REQUIRED TASK:
In the records below, find the line containing "Clone this chart in D3.js." and the line containing "5.15, 5.2, 5.2, 5.4, 5.3, 5.25, 5.4, 5.5, 5.6, 5.75, 5.75];". Give again exactly those lines and every line between them, omitting the pictures.

PROVIDED DATA:
## BEGIN

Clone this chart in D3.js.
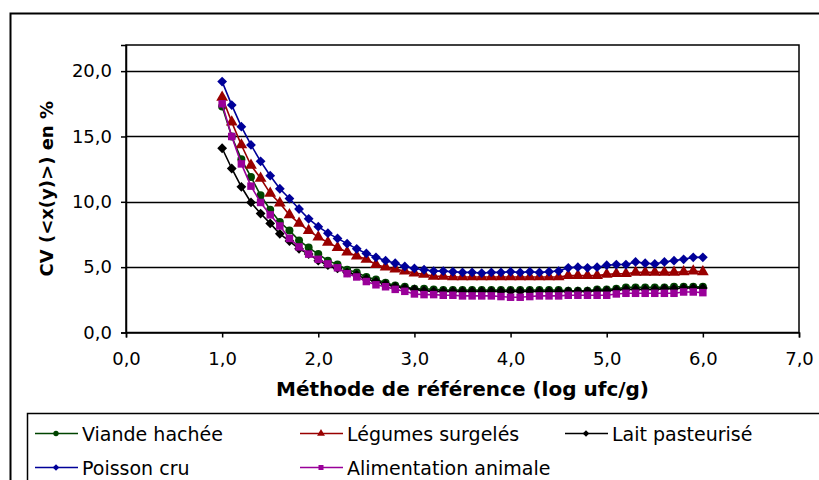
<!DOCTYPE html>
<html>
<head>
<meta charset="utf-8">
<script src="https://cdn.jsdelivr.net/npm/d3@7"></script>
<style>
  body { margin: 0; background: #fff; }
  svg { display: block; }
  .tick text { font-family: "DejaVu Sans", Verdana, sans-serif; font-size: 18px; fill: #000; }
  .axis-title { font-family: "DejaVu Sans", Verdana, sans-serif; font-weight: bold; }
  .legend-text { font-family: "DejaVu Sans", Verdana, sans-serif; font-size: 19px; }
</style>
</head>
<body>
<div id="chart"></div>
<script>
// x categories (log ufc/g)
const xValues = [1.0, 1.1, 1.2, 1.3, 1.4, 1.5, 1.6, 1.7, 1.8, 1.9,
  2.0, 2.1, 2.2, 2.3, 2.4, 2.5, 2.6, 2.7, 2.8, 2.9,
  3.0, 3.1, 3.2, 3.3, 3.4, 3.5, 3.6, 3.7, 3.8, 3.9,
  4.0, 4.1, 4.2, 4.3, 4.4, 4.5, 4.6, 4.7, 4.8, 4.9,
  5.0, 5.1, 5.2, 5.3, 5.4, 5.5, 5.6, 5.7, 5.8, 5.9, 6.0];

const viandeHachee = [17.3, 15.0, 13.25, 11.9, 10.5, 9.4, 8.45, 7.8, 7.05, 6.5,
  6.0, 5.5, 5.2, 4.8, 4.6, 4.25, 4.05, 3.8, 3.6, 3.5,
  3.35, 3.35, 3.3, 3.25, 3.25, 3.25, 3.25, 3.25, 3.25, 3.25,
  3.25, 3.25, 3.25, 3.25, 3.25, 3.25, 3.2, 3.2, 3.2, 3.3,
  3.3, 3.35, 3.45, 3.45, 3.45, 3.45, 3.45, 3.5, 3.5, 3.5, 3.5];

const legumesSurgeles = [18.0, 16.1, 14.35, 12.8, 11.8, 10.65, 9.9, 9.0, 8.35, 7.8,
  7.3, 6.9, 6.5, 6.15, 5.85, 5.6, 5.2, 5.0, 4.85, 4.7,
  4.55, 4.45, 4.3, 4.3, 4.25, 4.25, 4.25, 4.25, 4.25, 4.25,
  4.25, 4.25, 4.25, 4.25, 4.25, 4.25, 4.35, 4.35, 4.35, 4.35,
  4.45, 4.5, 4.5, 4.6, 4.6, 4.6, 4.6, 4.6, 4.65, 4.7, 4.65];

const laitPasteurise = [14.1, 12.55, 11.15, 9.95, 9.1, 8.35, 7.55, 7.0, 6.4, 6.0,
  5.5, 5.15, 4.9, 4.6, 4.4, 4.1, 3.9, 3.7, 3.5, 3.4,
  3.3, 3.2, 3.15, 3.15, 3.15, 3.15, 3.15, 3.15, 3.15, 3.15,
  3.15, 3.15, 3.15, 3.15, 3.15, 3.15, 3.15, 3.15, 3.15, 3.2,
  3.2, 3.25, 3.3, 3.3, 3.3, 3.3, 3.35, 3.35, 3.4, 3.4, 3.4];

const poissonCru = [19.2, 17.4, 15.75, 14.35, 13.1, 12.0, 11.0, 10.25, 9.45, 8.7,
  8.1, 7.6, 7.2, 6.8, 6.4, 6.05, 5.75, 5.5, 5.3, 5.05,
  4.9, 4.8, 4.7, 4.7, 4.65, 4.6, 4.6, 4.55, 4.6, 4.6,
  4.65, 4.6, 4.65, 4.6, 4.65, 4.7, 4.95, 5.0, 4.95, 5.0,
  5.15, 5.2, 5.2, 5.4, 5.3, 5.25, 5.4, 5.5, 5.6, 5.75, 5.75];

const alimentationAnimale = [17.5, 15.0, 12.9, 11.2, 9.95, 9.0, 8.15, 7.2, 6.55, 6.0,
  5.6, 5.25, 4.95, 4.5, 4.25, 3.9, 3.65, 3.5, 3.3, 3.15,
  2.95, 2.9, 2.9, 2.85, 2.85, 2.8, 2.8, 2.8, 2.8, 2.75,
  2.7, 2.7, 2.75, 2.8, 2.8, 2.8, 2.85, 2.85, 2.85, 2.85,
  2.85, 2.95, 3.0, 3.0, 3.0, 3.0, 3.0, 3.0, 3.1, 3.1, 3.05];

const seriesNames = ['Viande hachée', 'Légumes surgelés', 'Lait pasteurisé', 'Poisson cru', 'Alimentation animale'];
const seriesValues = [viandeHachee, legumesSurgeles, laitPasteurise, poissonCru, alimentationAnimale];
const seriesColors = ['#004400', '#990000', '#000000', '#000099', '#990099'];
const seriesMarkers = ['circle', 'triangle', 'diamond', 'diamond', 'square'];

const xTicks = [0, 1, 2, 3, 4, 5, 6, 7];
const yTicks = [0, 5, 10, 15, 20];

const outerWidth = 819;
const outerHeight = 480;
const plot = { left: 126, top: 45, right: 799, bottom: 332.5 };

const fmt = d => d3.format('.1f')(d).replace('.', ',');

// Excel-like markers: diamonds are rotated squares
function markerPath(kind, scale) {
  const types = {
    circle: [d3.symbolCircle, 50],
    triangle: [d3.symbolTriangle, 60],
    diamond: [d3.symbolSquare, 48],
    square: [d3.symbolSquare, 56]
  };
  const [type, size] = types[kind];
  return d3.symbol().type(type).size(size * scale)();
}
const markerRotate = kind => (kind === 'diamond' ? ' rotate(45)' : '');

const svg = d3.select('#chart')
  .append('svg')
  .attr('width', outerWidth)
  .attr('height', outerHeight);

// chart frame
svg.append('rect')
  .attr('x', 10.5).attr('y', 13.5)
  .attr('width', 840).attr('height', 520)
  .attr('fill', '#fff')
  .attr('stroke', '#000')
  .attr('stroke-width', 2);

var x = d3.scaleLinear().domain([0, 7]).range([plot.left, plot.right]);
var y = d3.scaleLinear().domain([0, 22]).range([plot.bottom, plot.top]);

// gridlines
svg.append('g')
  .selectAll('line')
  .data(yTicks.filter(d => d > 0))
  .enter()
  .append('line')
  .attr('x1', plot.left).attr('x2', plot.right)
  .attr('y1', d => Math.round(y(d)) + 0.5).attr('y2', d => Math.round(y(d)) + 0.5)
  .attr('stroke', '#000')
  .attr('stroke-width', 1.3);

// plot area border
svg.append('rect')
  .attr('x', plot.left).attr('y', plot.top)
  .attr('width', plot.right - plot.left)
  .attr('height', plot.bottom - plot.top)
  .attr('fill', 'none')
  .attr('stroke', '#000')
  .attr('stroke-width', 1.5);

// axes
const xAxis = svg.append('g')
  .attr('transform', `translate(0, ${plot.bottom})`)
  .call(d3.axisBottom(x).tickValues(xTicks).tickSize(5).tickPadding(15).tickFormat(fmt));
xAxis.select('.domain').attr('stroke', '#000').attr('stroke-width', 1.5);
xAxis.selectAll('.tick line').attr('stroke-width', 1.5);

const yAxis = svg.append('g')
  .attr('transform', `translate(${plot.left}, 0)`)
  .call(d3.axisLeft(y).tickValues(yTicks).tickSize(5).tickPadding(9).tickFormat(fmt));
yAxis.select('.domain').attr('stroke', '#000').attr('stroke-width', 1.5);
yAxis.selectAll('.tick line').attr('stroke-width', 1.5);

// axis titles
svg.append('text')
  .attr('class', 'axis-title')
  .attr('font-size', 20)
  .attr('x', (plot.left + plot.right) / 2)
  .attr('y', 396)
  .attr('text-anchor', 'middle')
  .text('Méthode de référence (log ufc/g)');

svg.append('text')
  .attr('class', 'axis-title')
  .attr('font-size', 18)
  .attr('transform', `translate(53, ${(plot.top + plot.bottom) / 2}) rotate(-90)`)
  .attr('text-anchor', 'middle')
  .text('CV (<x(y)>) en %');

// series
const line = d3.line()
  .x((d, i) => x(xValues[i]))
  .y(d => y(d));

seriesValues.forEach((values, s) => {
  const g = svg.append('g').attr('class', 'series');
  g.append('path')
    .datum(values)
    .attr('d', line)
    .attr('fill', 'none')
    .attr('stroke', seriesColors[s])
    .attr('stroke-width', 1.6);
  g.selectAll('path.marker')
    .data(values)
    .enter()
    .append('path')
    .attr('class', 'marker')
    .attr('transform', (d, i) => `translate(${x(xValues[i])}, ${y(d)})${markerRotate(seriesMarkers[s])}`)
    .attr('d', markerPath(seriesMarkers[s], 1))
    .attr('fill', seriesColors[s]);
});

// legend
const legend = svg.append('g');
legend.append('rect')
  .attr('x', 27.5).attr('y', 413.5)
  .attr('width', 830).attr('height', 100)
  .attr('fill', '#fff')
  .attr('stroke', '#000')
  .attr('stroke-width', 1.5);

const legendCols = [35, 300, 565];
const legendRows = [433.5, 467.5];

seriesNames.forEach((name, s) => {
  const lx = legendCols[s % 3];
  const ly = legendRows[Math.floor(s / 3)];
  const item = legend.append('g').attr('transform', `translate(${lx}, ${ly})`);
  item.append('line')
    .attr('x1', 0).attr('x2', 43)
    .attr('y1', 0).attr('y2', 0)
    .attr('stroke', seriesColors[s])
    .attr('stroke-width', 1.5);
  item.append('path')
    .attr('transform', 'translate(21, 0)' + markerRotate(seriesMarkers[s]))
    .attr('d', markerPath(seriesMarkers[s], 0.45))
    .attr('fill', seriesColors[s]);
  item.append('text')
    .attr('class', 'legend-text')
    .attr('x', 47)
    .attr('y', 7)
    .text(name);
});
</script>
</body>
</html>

## END
## BEGIN

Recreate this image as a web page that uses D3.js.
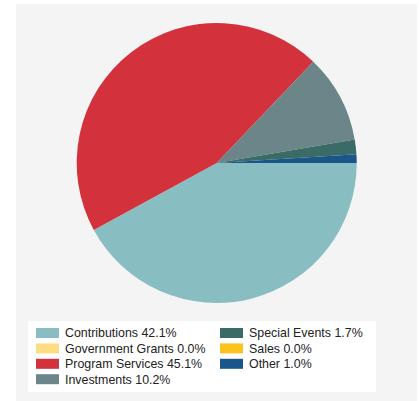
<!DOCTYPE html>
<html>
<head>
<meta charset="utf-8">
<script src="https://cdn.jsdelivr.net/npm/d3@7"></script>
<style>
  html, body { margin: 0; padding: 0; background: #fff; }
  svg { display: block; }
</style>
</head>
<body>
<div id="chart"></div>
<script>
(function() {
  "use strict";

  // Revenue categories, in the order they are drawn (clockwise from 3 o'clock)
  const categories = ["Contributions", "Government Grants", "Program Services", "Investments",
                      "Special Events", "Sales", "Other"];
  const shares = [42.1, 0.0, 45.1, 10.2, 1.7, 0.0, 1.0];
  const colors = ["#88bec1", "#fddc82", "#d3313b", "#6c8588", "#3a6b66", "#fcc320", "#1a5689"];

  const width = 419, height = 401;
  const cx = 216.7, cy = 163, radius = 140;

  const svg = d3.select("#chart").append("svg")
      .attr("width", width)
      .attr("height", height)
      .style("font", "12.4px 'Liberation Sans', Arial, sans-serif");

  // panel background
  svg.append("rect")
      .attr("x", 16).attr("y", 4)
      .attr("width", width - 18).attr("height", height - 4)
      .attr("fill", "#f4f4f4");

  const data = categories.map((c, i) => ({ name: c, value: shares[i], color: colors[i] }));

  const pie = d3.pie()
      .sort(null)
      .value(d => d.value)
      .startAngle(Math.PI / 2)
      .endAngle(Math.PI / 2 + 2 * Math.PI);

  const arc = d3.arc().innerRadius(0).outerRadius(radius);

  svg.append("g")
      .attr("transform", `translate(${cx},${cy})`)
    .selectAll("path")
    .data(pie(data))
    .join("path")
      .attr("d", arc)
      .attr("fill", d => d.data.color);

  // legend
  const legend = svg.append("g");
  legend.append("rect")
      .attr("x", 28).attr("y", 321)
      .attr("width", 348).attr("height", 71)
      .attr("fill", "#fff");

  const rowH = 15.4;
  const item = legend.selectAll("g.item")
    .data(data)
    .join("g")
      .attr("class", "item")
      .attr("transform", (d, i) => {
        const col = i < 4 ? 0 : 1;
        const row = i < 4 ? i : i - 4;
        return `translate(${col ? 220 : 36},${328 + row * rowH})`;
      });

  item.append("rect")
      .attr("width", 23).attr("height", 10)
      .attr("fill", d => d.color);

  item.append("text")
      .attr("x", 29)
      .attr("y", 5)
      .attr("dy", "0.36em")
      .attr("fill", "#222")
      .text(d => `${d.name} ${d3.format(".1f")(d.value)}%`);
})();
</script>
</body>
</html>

## END
## BEGIN

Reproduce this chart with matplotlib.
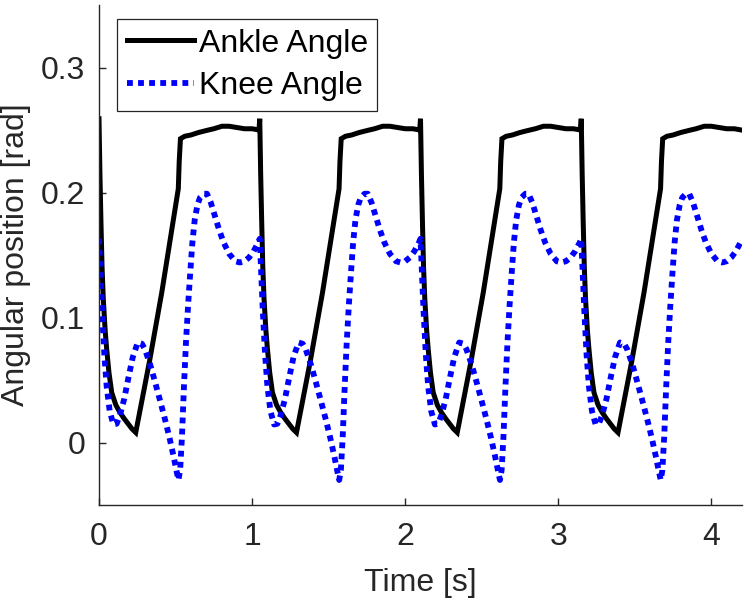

## END

COMPLETE OUTPUT:
Clone this chart in D3.js.
<!DOCTYPE html>
<html>
<head>
<meta charset="utf-8">
<script src="https://cdn.jsdelivr.net/npm/d3@7"></script>
<style>
  body { margin: 0; background: #fff; }
  svg { display: block; }
  .tick text { font-family: "DejaVu Sans", Verdana, sans-serif; font-size: 18px; fill: #000; }
  .axis-title { font-family: "DejaVu Sans", Verdana, sans-serif; font-weight: bold; }
  .legend-text { font-family: "DejaVu Sans", Verdana, sans-serif; font-size: 19px; }
</style>
</head>
<body>
<div id="chart"></div>
<script>
// x categories (log ufc/g)
const xValues = [1.0, 1.1, 1.2, 1.3, 1.4, 1.5, 1.6, 1.7, 1.8, 1.9,
  2.0, 2.1, 2.2, 2.3, 2.4, 2.5, 2.6, 2.7, 2.8, 2.9,
  3.0, 3.1, 3.2, 3.3, 3.4, 3.5, 3.6, 3.7, 3.8, 3.9,
  4.0, 4.1, 4.2, 4.3, 4.4, 4.5, 4.6, 4.7, 4.8, 4.9,
  5.0, 5.1, 5.2, 5.3, 5.4, 5.5, 5.6, 5.7, 5.8, 5.9, 6.0];

const viandeHachee = [17.3, 15.0, 13.25, 11.9, 10.5, 9.4, 8.45, 7.8, 7.05, 6.5,
  6.0, 5.5, 5.2, 4.8, 4.6, 4.25, 4.05, 3.8, 3.6, 3.5,
  3.35, 3.35, 3.3, 3.25, 3.25, 3.25, 3.25, 3.25, 3.25, 3.25,
  3.25, 3.25, 3.25, 3.25, 3.25, 3.25, 3.2, 3.2, 3.2, 3.3,
  3.3, 3.35, 3.45, 3.45, 3.45, 3.45, 3.45, 3.5, 3.5, 3.5, 3.5];

const legumesSurgeles = [18.0, 16.1, 14.35, 12.8, 11.8, 10.65, 9.9, 9.0, 8.35, 7.8,
  7.3, 6.9, 6.5, 6.15, 5.85, 5.6, 5.2, 5.0, 4.85, 4.7,
  4.55, 4.45, 4.3, 4.3, 4.25, 4.25, 4.25, 4.25, 4.25, 4.25,
  4.25, 4.25, 4.25, 4.25, 4.25, 4.25, 4.35, 4.35, 4.35, 4.35,
  4.45, 4.5, 4.5, 4.6, 4.6, 4.6, 4.6, 4.6, 4.65, 4.7, 4.65];

const laitPasteurise = [14.1, 12.55, 11.15, 9.95, 9.1, 8.35, 7.55, 7.0, 6.4, 6.0,
  5.5, 5.15, 4.9, 4.6, 4.4, 4.1, 3.9, 3.7, 3.5, 3.4,
  3.3, 3.2, 3.15, 3.15, 3.15, 3.15, 3.15, 3.15, 3.15, 3.15,
  3.15, 3.15, 3.15, 3.15, 3.15, 3.15, 3.15, 3.15, 3.15, 3.2,
  3.2, 3.25, 3.3, 3.3, 3.3, 3.3, 3.35, 3.35, 3.4, 3.4, 3.4];

const poissonCru = [19.2, 17.4, 15.75, 14.35, 13.1, 12.0, 11.0, 10.25, 9.45, 8.7,
  8.1, 7.6, 7.2, 6.8, 6.4, 6.05, 5.75, 5.5, 5.3, 5.05,
  4.9, 4.8, 4.7, 4.7, 4.65, 4.6, 4.6, 4.55, 4.6, 4.6,
  4.65, 4.6, 4.65, 4.6, 4.65, 4.7, 4.95, 5.0, 4.95, 5.0,
  5.15, 5.2, 5.2, 5.4, 5.3, 5.25, 5.4, 5.5, 5.6, 5.75, 5.75];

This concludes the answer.